Where Oddie scores well is in the work he has done on the Chesterton manuscripts, which were not properly catalogued until as late as 2001 by a scholar at the British Library. This has enabled him to uncover some interesting material on Chesterton's early life that has not been published before. As befits a former clergyman in the Church of England, he also shows a clear understanding of the Anglo-Catholic world in which GKC moved under the influence of his future wife from the late 1890s onwards.
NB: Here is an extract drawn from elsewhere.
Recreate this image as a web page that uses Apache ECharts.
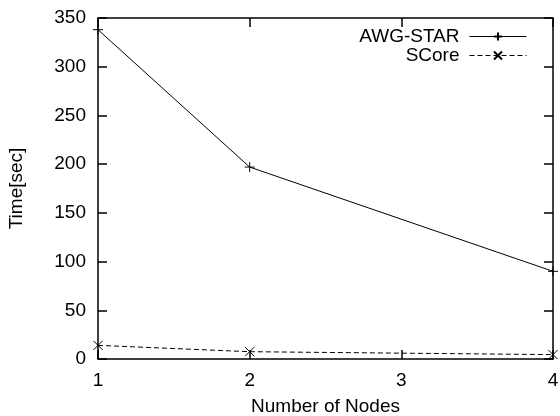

However, I must say that I am sceptical about Oddie's central thesis. If GKC's mind was made up by 1908, why did it take him another fourteen years to join the Roman Catholic Church? His nightmarish adolescence left Chesterton constantly wrestling with the interlocking questions of sanity and evil for the rest of his adult life. It also enabled him to write visions of despair with great power, such as those found in the Father Brown books, and which were admired as such by Kafka and Borges.
This hypersensitivity to evil also left him obsessed with the Book of Job, references to which crop up in all sorts of unexpected places in Chesterton's work, and it is surprising that Oddie does not discuss GKC's major 1907 essay on the subject. It would have been useful if he had studied Father Ian Boyd's book on Chesterton's novels, which describes The Man who Was Thursday as ‘an extended commentary on the Book of Job’. Likewise, in a period when employees can be sacked for wearing a cross, it is also strange that Oddie does not mention the parable of the insane atheist obsessed with destroying crosses which begins The Ball and the Cross (1910), a piece which was greatly admired by Albino Luciani (Pope John Paul I).
To sum up: Dr Oddie has given us an interesting study concentrating on Chesterton's intellectual and spiritual development up to the year 1908, although not all lovers of Chesterton will agree with its key thesis. In any case, it should be seen as a monograph rather than a major new biography which replaces Maisie Ward.